La réflexion sur la gestion des ressources limitées conduit parfois à la réorganisation spatiale des activités en regroupements complémentaires, comme l’illustre si bien Pierre Robert directeur du futur Centre des Matériaux Durables chez Michelin, qui verra le jour à Clermont-Ferrand sur le Parc Cataroux. L’objectif est de réunir divers acteurs afin de créer un véritable écosystème sur une plateforme divisée en plusieurs pôles : le Centre des Matériaux Durables, le PIC (Pôle d’innovation collaborative) dédié à l’innovation, la Manufacture des Talents pour élargir les formations des employés de Michelin aux autres entreprises de la région et le Quartier des Pistes où l’on retrouvera le pôle culturel, sportif et de santé.
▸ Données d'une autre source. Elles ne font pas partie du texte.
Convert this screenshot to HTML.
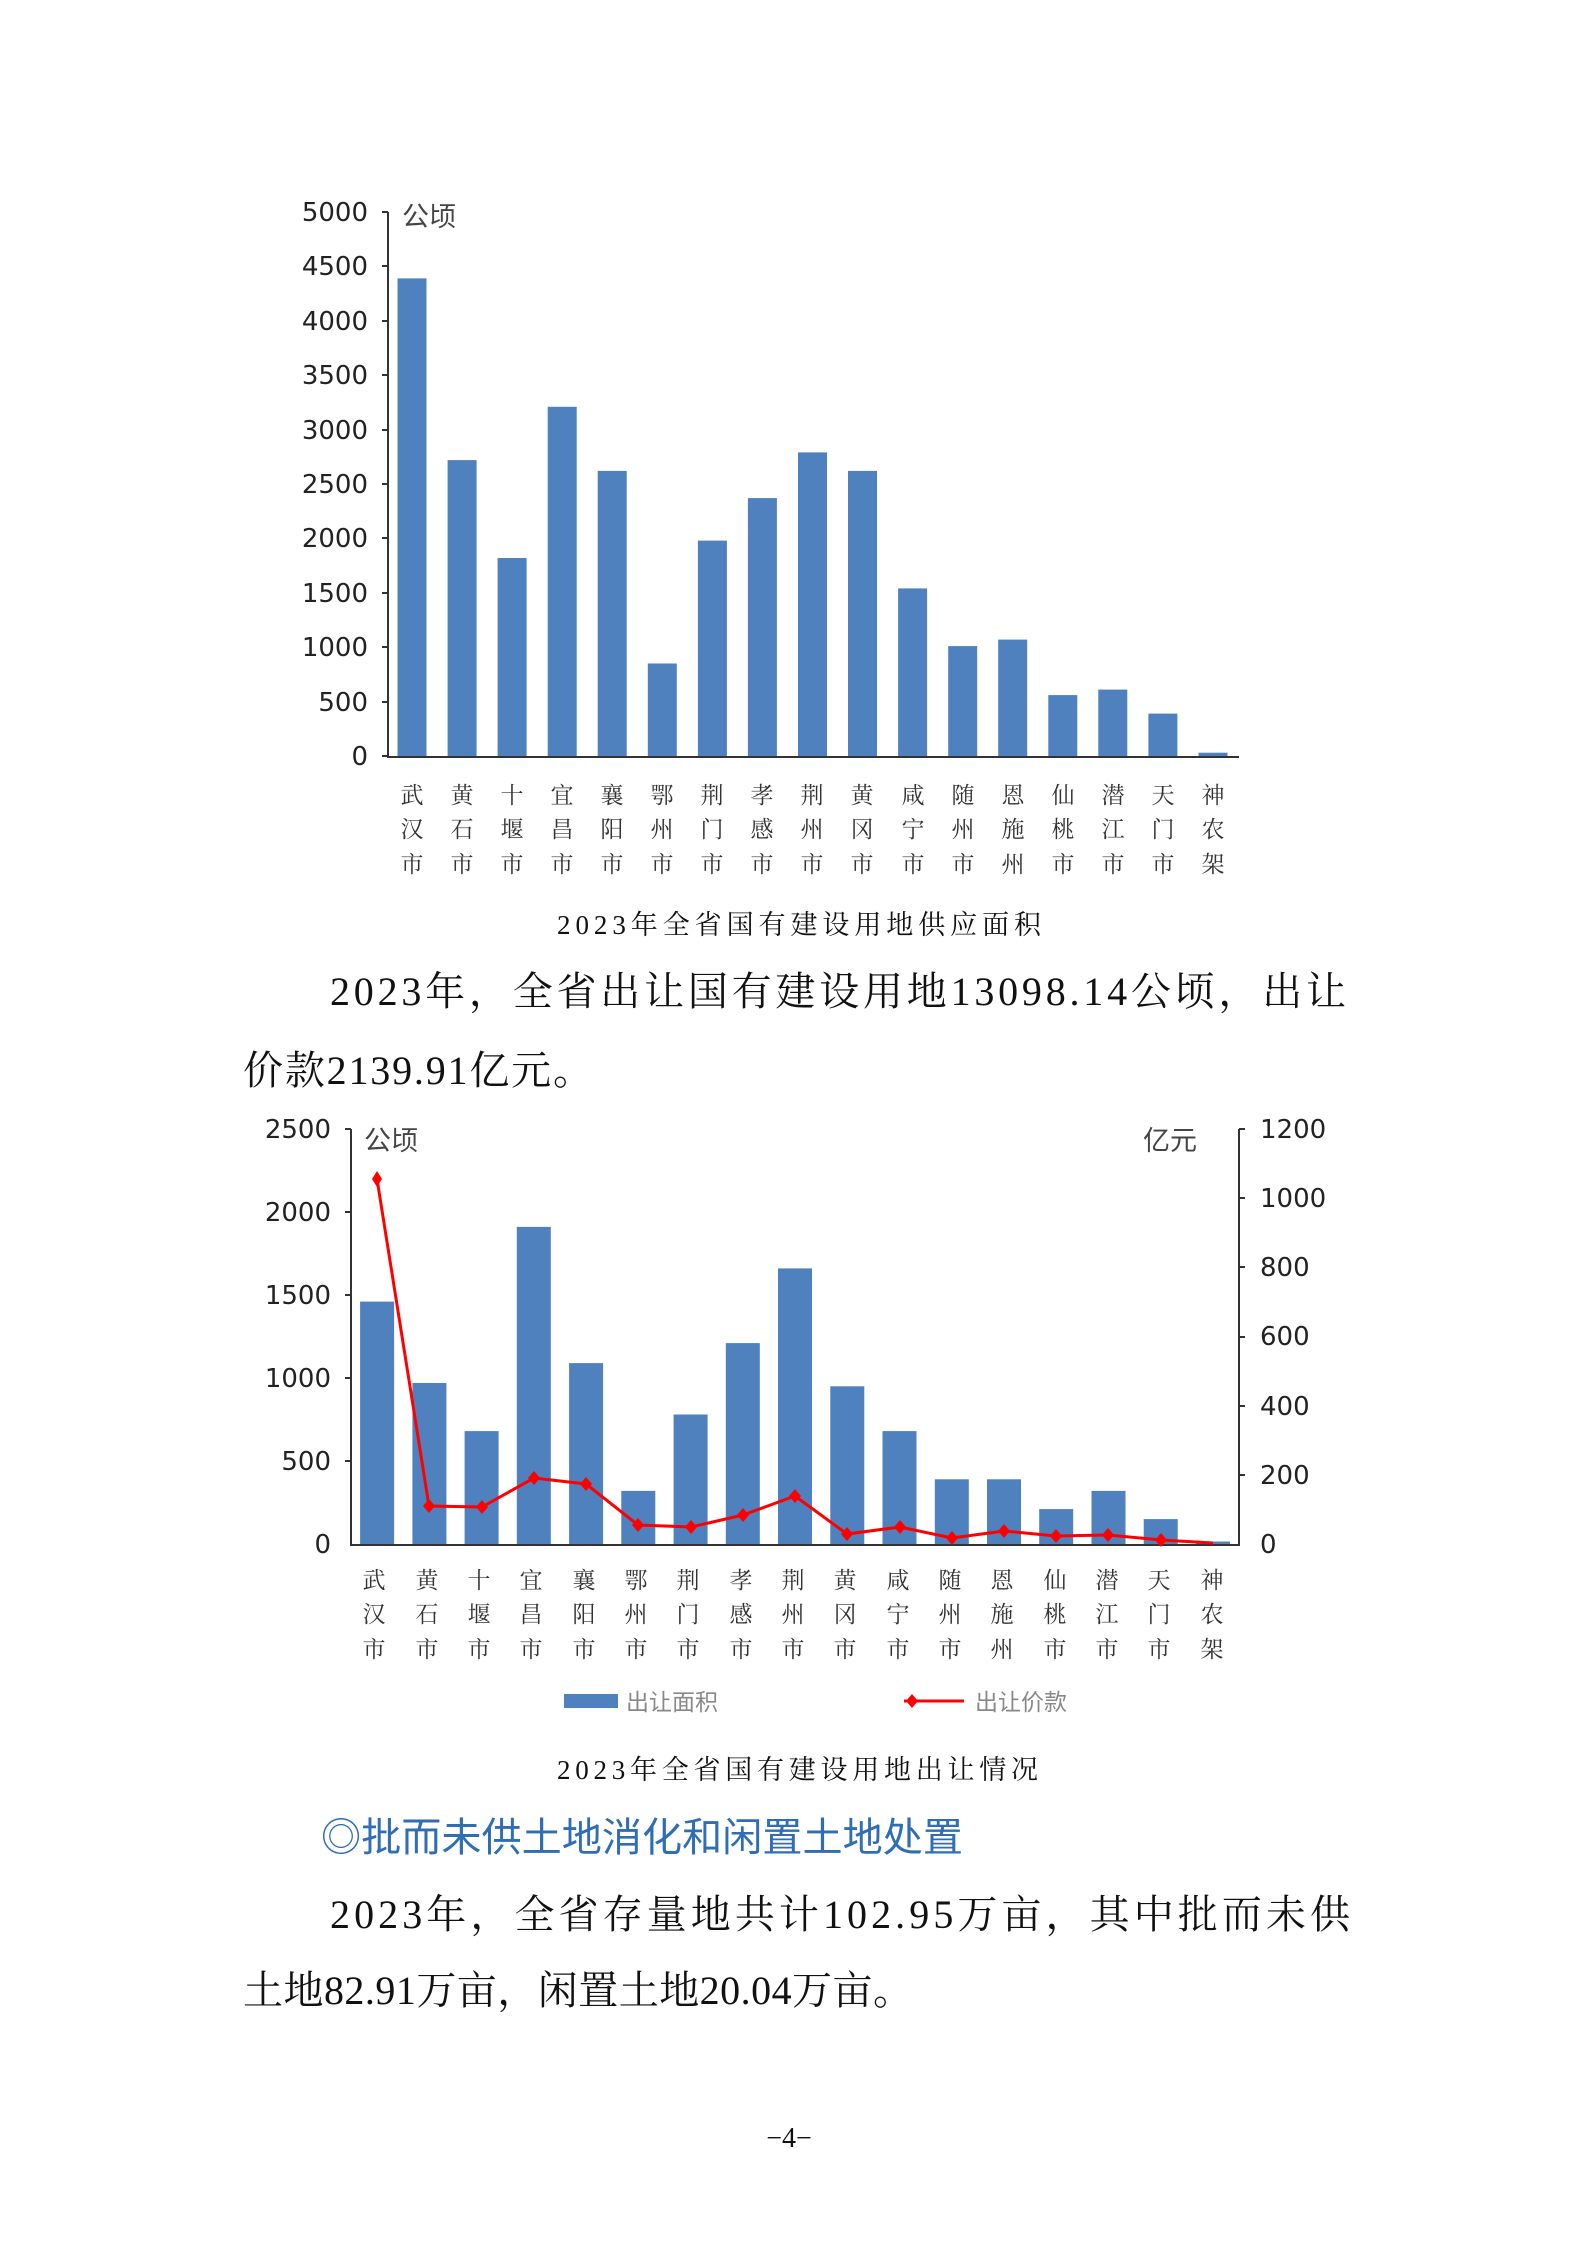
<!DOCTYPE html>
<html><head><meta charset="utf-8"><style>
html,body{margin:0;padding:0;background:#fff;}
svg{display:block;}
.t{font-family:"DejaVu Sans","Liberation Sans",sans-serif;font-size:26px;fill:#222;}
.c{font-family:"Liberation Serif","Noto Serif CJK SC",serif;font-size:23px;fill:#333;text-anchor:middle;}
.p{font-family:"Liberation Serif","Noto Serif CJK SC",serif;font-size:40px;fill:#111;}
.cap{font-family:"Liberation Serif","Noto Serif CJK SC",serif;font-size:27px;fill:#111;}
.u{font-family:"Liberation Sans","Noto Sans CJK SC",sans-serif;font-size:27px;fill:#444;}
</style></head><body>
<svg width="1587" height="2245" viewBox="0 0 1587 2245" xmlns="http://www.w3.org/2000/svg">
<!-- Chart 1 -->
<g class="t" text-anchor="end">
<text x="368" y="221">5000</text><text x="368" y="275">4500</text><text x="368" y="330">4000</text>
<text x="368" y="384">3500</text><text x="368" y="439">3000</text><text x="368" y="493">2500</text>
<text x="368" y="547">2000</text><text x="368" y="602">1500</text><text x="368" y="656">1000</text>
<text x="368" y="711">500</text><text x="368" y="765">0</text>
</g>
<text class="u" x="402" y="226">公顷</text>
<g stroke="#333" stroke-width="2">
<line x1="388" y1="212" x2="388" y2="757"/><line x1="387" y1="757" x2="1239" y2="757"/>
<line x1="382" y1="212" x2="388" y2="212"/><line x1="382" y1="266" x2="388" y2="266"/><line x1="382" y1="321" x2="388" y2="321"/><line x1="382" y1="375" x2="388" y2="375"/><line x1="382" y1="430" x2="388" y2="430"/><line x1="382" y1="484" x2="388" y2="484"/><line x1="382" y1="538" x2="388" y2="538"/><line x1="382" y1="593" x2="388" y2="593"/><line x1="382" y1="647" x2="388" y2="647"/><line x1="382" y1="702" x2="388" y2="702"/><line x1="382" y1="756" x2="388" y2="756"/>
</g>
<g fill="#4e81bd">
<rect x="397.5" y="278.4" width="29" height="477.6"/><rect x="447.6" y="460.1" width="29" height="295.9"/><rect x="497.6" y="558" width="29" height="198"/><rect x="547.7" y="406.8" width="29" height="349.2"/><rect x="597.7" y="470.9" width="29" height="285.1"/><rect x="647.8" y="663.5" width="29" height="92.5"/><rect x="697.9" y="540.6" width="29" height="215.4"/><rect x="747.9" y="498.1" width="29" height="257.9"/><rect x="798" y="452.4" width="29" height="303.6"/><rect x="848" y="470.9" width="29" height="285.1"/><rect x="898.1" y="588.4" width="29" height="167.6"/><rect x="948.2" y="646.1" width="29" height="109.9"/><rect x="998.2" y="639.6" width="29" height="116.4"/><rect x="1048.3" y="695.1" width="29" height="60.9"/><rect x="1098.3" y="689.6" width="29" height="66.4"/><rect x="1148.4" y="713.6" width="29" height="42.4"/><rect x="1198.5" y="752.7" width="29" height="3.3"/>
</g>
<g class="c">
<text x="412" y="803">武</text><text x="412" y="837">汉</text><text x="412" y="872">市</text>
<text x="462" y="803">黄</text><text x="462" y="837">石</text><text x="462" y="872">市</text>
<text x="512" y="803">十</text><text x="512" y="837">堰</text><text x="512" y="872">市</text>
<text x="562" y="803">宜</text><text x="562" y="837">昌</text><text x="562" y="872">市</text>
<text x="612" y="803">襄</text><text x="612" y="837">阳</text><text x="612" y="872">市</text>
<text x="662" y="803">鄂</text><text x="662" y="837">州</text><text x="662" y="872">市</text>
<text x="712" y="803">荆</text><text x="712" y="837">门</text><text x="712" y="872">市</text>
<text x="762" y="803">孝</text><text x="762" y="837">感</text><text x="762" y="872">市</text>
<text x="812" y="803">荆</text><text x="812" y="837">州</text><text x="812" y="872">市</text>
<text x="862" y="803">黄</text><text x="862" y="837">冈</text><text x="862" y="872">市</text>
<text x="913" y="803">咸</text><text x="913" y="837">宁</text><text x="913" y="872">市</text>
<text x="963" y="803">随</text><text x="963" y="837">州</text><text x="963" y="872">市</text>
<text x="1013" y="803">恩</text><text x="1013" y="837">施</text><text x="1013" y="872">州</text>
<text x="1063" y="803">仙</text><text x="1063" y="837">桃</text><text x="1063" y="872">市</text>
<text x="1113" y="803">潜</text><text x="1113" y="837">江</text><text x="1113" y="872">市</text>
<text x="1163" y="803">天</text><text x="1163" y="837">门</text><text x="1163" y="872">市</text>
<text x="1213" y="803">神</text><text x="1213" y="837">农</text><text x="1213" y="872">架</text>
</g>
<text class="cap" x="557" y="934" textLength="484" lengthAdjust="spacing">2023年全省国有建设用地供应面积</text>
<text class="p" x="330" y="1005" textLength="1016" lengthAdjust="spacing">2023年，全省出让国有建设用地13098.14公顷，出让</text>
<text class="p" x="243" y="1084" textLength="350" lengthAdjust="spacing">价款2139.91亿元。</text>

<!-- Chart 2 -->
<g class="t" text-anchor="end">
<text x="331" y="1138">2500</text><text x="331" y="1221">2000</text><text x="331" y="1304">1500</text>
<text x="331" y="1387">1000</text><text x="331" y="1470">500</text><text x="331" y="1553">0</text>
</g>
<g class="t">
<text x="1260" y="1138">1200</text><text x="1260" y="1207">1000</text><text x="1260" y="1276">800</text>
<text x="1260" y="1345">600</text><text x="1260" y="1415">400</text><text x="1260" y="1484">200</text><text x="1260" y="1553">0</text>
</g>
<text class="u" x="364" y="1150">公顷</text>
<text class="u" x="1143" y="1150">亿元</text>
<g stroke="#333" stroke-width="2">
<line x1="351" y1="1129" x2="351" y2="1545"/><line x1="1239" y1="1129" x2="1239" y2="1545"/><line x1="350" y1="1545" x2="1240" y2="1545"/>
<line x1="345" y1="1129" x2="351" y2="1129"/><line x1="345" y1="1212" x2="351" y2="1212"/><line x1="345" y1="1295" x2="351" y2="1295"/><line x1="345" y1="1378" x2="351" y2="1378"/><line x1="345" y1="1461" x2="351" y2="1461"/>
<line x1="1239" y1="1129" x2="1245" y2="1129"/><line x1="1239" y1="1198" x2="1245" y2="1198"/><line x1="1239" y1="1267" x2="1245" y2="1267"/><line x1="1239" y1="1337" x2="1245" y2="1337"/><line x1="1239" y1="1406" x2="1245" y2="1406"/><line x1="1239" y1="1475" x2="1245" y2="1475"/>
</g>
<g fill="#4e81bd">
<rect x="360.1" y="1301.6" width="34" height="242.4"/><rect x="412.4" y="1383" width="34" height="161"/><rect x="464.6" y="1431.1" width="34" height="112.9"/><rect x="516.8" y="1226.9" width="34" height="317.1"/><rect x="569.1" y="1363.1" width="34" height="180.9"/><rect x="621.3" y="1490.9" width="34" height="53.1"/><rect x="673.6" y="1414.5" width="34" height="129.5"/><rect x="725.8" y="1343.1" width="34" height="200.9"/><rect x="778" y="1268.4" width="34" height="275.6"/><rect x="830.3" y="1386.3" width="34" height="157.7"/><rect x="882.5" y="1431.1" width="34" height="112.9"/><rect x="934.8" y="1479.3" width="34" height="64.7"/><rect x="987" y="1479.3" width="34" height="64.7"/><rect x="1039.2" y="1509.1" width="34" height="34.9"/><rect x="1091.5" y="1490.9" width="34" height="53.1"/><rect x="1143.7" y="1519.1" width="34" height="24.9"/><rect x="1196" y="1541.5" width="34" height="2.5"/>
</g>
<polyline fill="none" stroke="#ff0000" stroke-width="3" points="377,1179 429,1506 482,1507 534,1478 586,1484 638,1525 691,1527 743,1515 795,1496 847,1534 900,1527 952,1538 1004,1531 1056,1536 1108,1535 1161,1540 1213,1543"/>
<g fill="#ff0000">
<path d="M377,1171 l5,8 -5,8 -5,-8z"/><path d="M429,1499 l6,7 -6,7 -6,-7z"/><path d="M482,1500 l6,7 -6,7 -6,-7z"/><path d="M534,1471 l6,7 -6,7 -6,-7z"/><path d="M586,1477 l6,7 -6,7 -6,-7z"/><path d="M638,1518 l6,7 -6,7 -6,-7z"/><path d="M691,1520 l6,7 -6,7 -6,-7z"/><path d="M743,1508 l6,7 -6,7 -6,-7z"/><path d="M795,1489 l6,7 -6,7 -6,-7z"/><path d="M847,1527 l6,7 -6,7 -6,-7z"/><path d="M900,1520 l6,7 -6,7 -6,-7z"/><path d="M952,1531 l6,7 -6,7 -6,-7z"/><path d="M1004,1524 l6,7 -6,7 -6,-7z"/><path d="M1056,1529 l6,7 -6,7 -6,-7z"/><path d="M1108,1528 l6,7 -6,7 -6,-7z"/><path d="M1161,1533 l6,7 -6,7 -6,-7z"/>
</g>
<g class="c">
<text x="374" y="1588">武</text><text x="374" y="1622">汉</text><text x="374" y="1657">市</text>
<text x="427" y="1588">黄</text><text x="427" y="1622">石</text><text x="427" y="1657">市</text>
<text x="479" y="1588">十</text><text x="479" y="1622">堰</text><text x="479" y="1657">市</text>
<text x="531" y="1588">宜</text><text x="531" y="1622">昌</text><text x="531" y="1657">市</text>
<text x="584" y="1588">襄</text><text x="584" y="1622">阳</text><text x="584" y="1657">市</text>
<text x="636" y="1588">鄂</text><text x="636" y="1622">州</text><text x="636" y="1657">市</text>
<text x="688" y="1588">荆</text><text x="688" y="1622">门</text><text x="688" y="1657">市</text>
<text x="741" y="1588">孝</text><text x="741" y="1622">感</text><text x="741" y="1657">市</text>
<text x="793" y="1588">荆</text><text x="793" y="1622">州</text><text x="793" y="1657">市</text>
<text x="845" y="1588">黄</text><text x="845" y="1622">冈</text><text x="845" y="1657">市</text>
<text x="898" y="1588">咸</text><text x="898" y="1622">宁</text><text x="898" y="1657">市</text>
<text x="950" y="1588">随</text><text x="950" y="1622">州</text><text x="950" y="1657">市</text>
<text x="1002" y="1588">恩</text><text x="1002" y="1622">施</text><text x="1002" y="1657">州</text>
<text x="1055" y="1588">仙</text><text x="1055" y="1622">桃</text><text x="1055" y="1657">市</text>
<text x="1107" y="1588">潜</text><text x="1107" y="1622">江</text><text x="1107" y="1657">市</text>
<text x="1159" y="1588">天</text><text x="1159" y="1622">门</text><text x="1159" y="1657">市</text>
<text x="1212" y="1588">神</text><text x="1212" y="1622">农</text><text x="1212" y="1657">架</text>
</g>
<rect x="564" y="1694" width="54" height="14" fill="#4e81bd"/>
<text class="u" x="626" y="1710" style="font-size:23px;fill:#888">出让面积</text>
<line x1="904" y1="1701" x2="964" y2="1701" stroke="#ff0000" stroke-width="3"/>
<path d="M912,1694 l6,7 -6,7 -6,-7z" fill="#ff0000"/>
<text class="u" x="975" y="1710" style="font-size:23px;fill:#888">出让价款</text>
<text class="cap" x="557" y="1779" textLength="481" lengthAdjust="spacing">2023年全省国有建设用地出让情况</text>

<text x="321" y="1851" textLength="642" lengthAdjust="spacingAndGlyphs" style="font-family:'Liberation Sans','Noto Sans CJK SC',sans-serif;font-size:40px;fill:#2f6db5">◎批而未供土地消化和闲置土地处置</text>
<text class="p" x="330" y="1928" textLength="1020" lengthAdjust="spacing">2023年，全省存量地共计102.95万亩，其中批而未供</text>
<text class="p" x="243" y="2004" textLength="670" lengthAdjust="spacing">土地82.91万亩，闲置土地20.04万亩。</text>
<text class="cap" x="789" y="2147" text-anchor="middle" style="font-size:28px">−4−</text>
</svg>
</body></html>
Cet ambitieux écosystème contribuera à renforcer la circularité sur le territoire. Michelin souhaite se rapprocher de son objectif pour obtenir un taux de 100% de matériaux durables d’ici 2050, tout en agissant directement sur son scope 3. Cette notion d’écosystème a été mise en avant lors de la présentation de l’appel à projets ZiBaC (Zone industrielle Bas Carbone) par Simon Deltombe, chargé de projet décarbonation pour l’industrie à l’ADEME. Cet appel à projet vise à encourager les collaborations entre industriels dans les zones industrielles à forte intensité ; Dunkerque en est un excellent exemple puisque la plaque industrielle fait partie des quatre lauréats ZiBaC à ce jour sur le territoire national.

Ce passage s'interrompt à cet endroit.